Он знал, что эту безмолвную, бесслезную скорбь выплачет она на его сердце, что юная душа оживет снова во всей своей прежней свежести и живости, чарующих его молчаливую, серьезную натуру. О, как он будет ее лелеять и охранять!.. Счастье его казалось ему таким же верным, как то, что теперь светит над ним солнце. Не заверяла ли его несчетно раз Ютта, что «любит его бесконечно», и не радовалась ли она так по-детски, что будет хозяйкой распоряжаться в его доме?

Пасторша приготовила для девушки единственную, в которой можно было жить, комнатку в верхнем этаже старинного, очень обветшалого пасторского дома. Немного мебели и фортепиано перенесены были сюда из Лесного дома. Этот скромный духовный пастырь убогой тюрингенской деревушки, будучи еще кандидатом, полюбил такую же бедную девушку, как и он сам, и взял первое представившееся горячо желанное пасторское место, чтобы жениться.

Драгоценная мебель так же мало была на своем месте и здесь, как и в мрачной башне. Стены маленькой незатейливой комнатки были просто-напросто выбелены известью. Вдоль их, переплетаясь между собой, вились нежные, длинные нити барвинка. Каждый луч зимнего солнца, падавший в одно из угловых окон, золотистыми полосами ложился на зеленые ветви живого украшения стен и на рассохшиеся половицы ветхого пола.

Живописный лесной ландшафт, расстилавшийся перед окнами, скрыт был льдом и снегом; роскошная зеленая листва летом ограничивала его, а теперь взор терялся далеко в пространстве. Таким образом, зимой из этого окна можно было видеть и замок Аренсберг.

Лишь только наступали сумерки, это необитаемое уже столько лет барское жилище освещалось, и с приближением ночи окна его блистали все более и более. В длинных коридорах горели массивные, с матовыми шарами, лампы, привешенные к потолку, своим белым светом освещавшие все залы и закоулки, – при жизни самого принца Генриха не видывали такого освещения. Благоухание разливалось по всему старому замку сверху донизу, на лестницах и на площадках разостланы были мягкие теплые ковры. Вся оранжерея, высокие померанцевые, миртовые и олеандровые деревья, некогда гордость принца Генриха и предмет его нежных попечений, перенесены были из теплицы в замок и, как лакеи, стояли теперь на ступенях лестниц и в передних, пробуждая собой воспоминание о летней зелени и теплоте, – и все это ради крошечной, слабенькой, избалованной девочки!

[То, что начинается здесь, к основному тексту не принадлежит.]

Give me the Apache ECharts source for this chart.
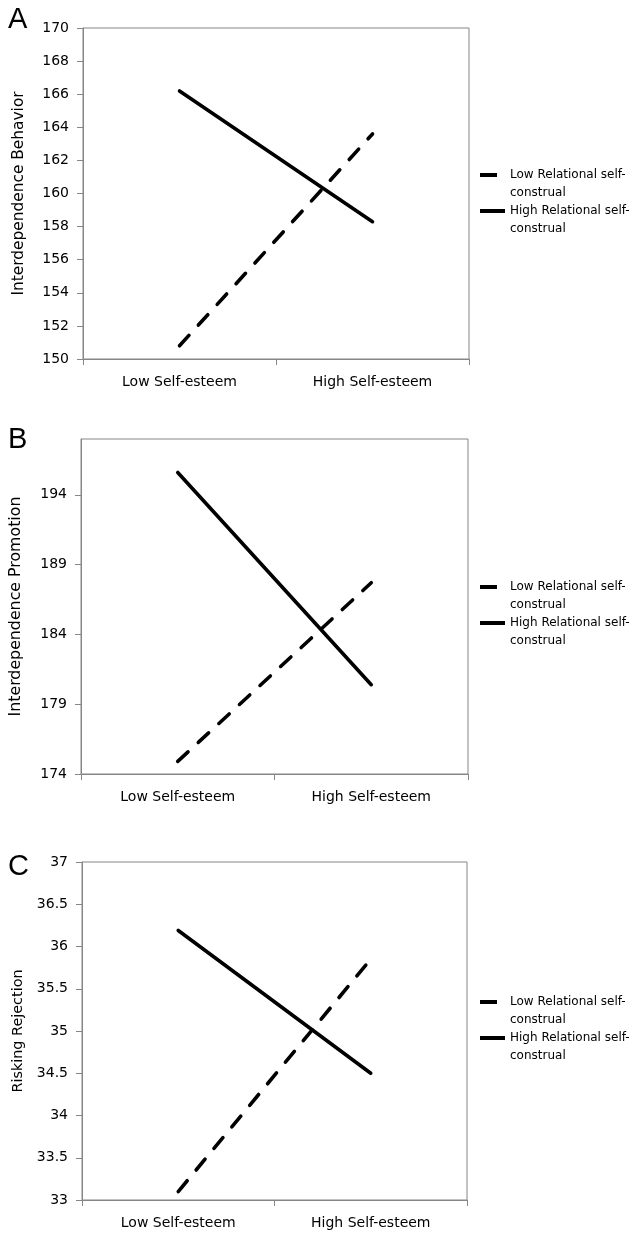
<!DOCTYPE html>
<html>
<head>
<meta charset="utf-8">
<script src="https://cdn.jsdelivr.net/npm/echarts@6/dist/echarts.min.js"></script>
<style>
html,body{margin:0;padding:0;background:#fff;}
#chart{width:641px;height:1235px;}
</style>
</head>
<body>
<div id="chart"></div>
<script>
// ---- data ----
var categories = ['Low Self-esteem', 'High Self-esteem'];
var seriesNames = ['Low Relational self-construal', 'High Relational self-construal'];
var legendLabels = ['Low Relational self-\nconstrual', 'High Relational self-\nconstrual'];

var panelLetters = ['A', 'B', 'C'];
var yTitles = ['Interdependence Behavior', 'Interdependence Promotion', 'Risking Rejection'];

// Panel A: Interdependence Behavior
var aLowRel = [150.8, 163.6];
var aHighRel = [166.2, 158.3];
var aTicks = [150, 152, 154, 156, 158, 160, 162, 164, 166, 168, 170];

// Panel B: Interdependence Promotion
var bLowRel = [174.9, 187.7];
var bHighRel = [195.6, 180.4];
var bTicks = [174, 179, 184, 189, 194];

// Panel C: Risking Rejection
var cLowRel = [33.1, 35.85];
var cHighRel = [36.19, 34.5];
var cTicks = [33, 33.5, 34, 34.5, 35, 35.5, 36, 36.5, 37];

// ---- layout ----
var grids = [
  {left: 83, top: 28, width: 386, height: 331},
  {left: 80, top: 439, width: 388, height: 335},
  {left: 82, top: 862, width: 385, height: 338}
];
var yRanges = [[150, 170, 2], [174, 198, 5], [33, 37, 0.5]];
var nameSizes = [15.4, 15.8, 14.4];
var legendTops = [148, 560, 975];
var letterTops = [5, 425, 852];
var FONT = 'DejaVu Sans';
var AX = '#868686';

// legend key shapes (one dash / full line)
var DASH_ICON = 'path://M0,0H17V4H0Z M24.98,0H25V0.02H24.98Z';
var LINE_ICON = 'path://M0,0H25V4H0Z';

var lowData = [aLowRel, bLowRel, cLowRel];
var highData = [aHighRel, bHighRel, cHighRel];
var tickSets = [aTicks, bTicks, cTicks];

var option = {
  animation: false,
  backgroundColor: '#fff',
  color: ['#000', '#000'],
  title: [], grid: [], xAxis: [], yAxis: [], series: [], legend: []
};

for (var i = 0; i < 3; i++) {
  var g = grids[i];
  option.grid.push({
    left: g.left, top: g.top, width: g.width, height: g.height,
    show: true, borderColor: AX, borderWidth: 1, backgroundColor: 'transparent'
  });
  option.title.push({
    text: panelLetters[i], left: 8, top: letterTops[i], padding: 0,
    textStyle: {fontFamily: 'Liberation Sans', fontSize: 29, fontWeight: 'normal', color: '#000'}
  });
  option.xAxis.push({
    type: 'category', gridIndex: i, data: categories, boundaryGap: true,
    axisLine: {lineStyle: {color: AX, width: 1}},
    axisTick: {show: true, length: 6, lineStyle: {color: AX}},
    axisLabel: {color: '#000', fontFamily: FONT, fontSize: 14, margin: 16},
    splitLine: {show: false}
  });
  var tks = tickSets[i];
  option.yAxis.push({
    type: 'value', gridIndex: i,
    min: yRanges[i][0], max: yRanges[i][1], interval: yRanges[i][2],
    name: yTitles[i], nameLocation: 'middle', nameGap: 57,
    nameTextStyle: {color: '#000', fontFamily: FONT, fontSize: nameSizes[i]},
    axisLine: {show: true, lineStyle: {color: AX, width: 1}},
    axisTick: {show: true, length: 6, lineStyle: {color: AX}, customValues: tks},
    axisLabel: {color: '#000', fontFamily: FONT, fontSize: 14, margin: 14, customValues: tks},
    splitLine: {show: false}
  });
  option.series.push({
    name: seriesNames[0], type: 'line', xAxisIndex: i, yAxisIndex: i,
    data: lowData[i], symbol: 'none', itemStyle: {color: '#000'},
    lineStyle: {color: '#000', width: 3.6, type: [14, 14], cap: 'round'}
  });
  option.series.push({
    name: seriesNames[1], type: 'line', xAxisIndex: i, yAxisIndex: i,
    data: highData[i], symbol: 'none', itemStyle: {color: '#000'},
    lineStyle: {color: '#000', width: 3.6, type: 'solid', cap: 'round'}
  });
  option.legend.push({
    orient: 'vertical', left: 480, top: legendTops[i], padding: 0,
    itemWidth: 25, itemHeight: 4, itemGap: -18,
    itemStyle: {color: '#000', borderWidth: 0},
    data: [
      {name: seriesNames[0], icon: DASH_ICON},
      {name: seriesNames[1], icon: LINE_ICON}
    ],
    formatter: function (name) {
      return '\n' + (name === seriesNames[0] ? legendLabels[0] : legendLabels[1]);
    },
    textStyle: {color: '#000', fontFamily: FONT, fontSize: 12, lineHeight: 18},
    selectedMode: false
  });
}

var chart = echarts.init(document.getElementById('chart'), null, {renderer: 'canvas'});
chart.setOption(option);
</script>
</body>
</html>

Барон Флери берег маленькую Гизелу как зеницу ока; можно было подумать, что все его чувства и мысли направлены были на это нежное созданьице и на попечение о нем.

Свет придавал всем этим нежным заботам тем большую цену, что Гизела была не его собственное дитя.

Как нам уже известно, графиня Фельдерн имела единственную дочь, которая в первом браке была замужем за графом Штурмом. Носились слухи, что этот брак, заключенный по взаимному пламенному влечению, совершен был против воли графини Фельдерн. Но известно, что молодая графиня впоследствии была несчастна, и когда после десятилетнего замужества супруг ее, упав с лошади, умер, вдова не особенно была огорчена этой потерей. У нее было трое детей, но в живых осталась только Гизела.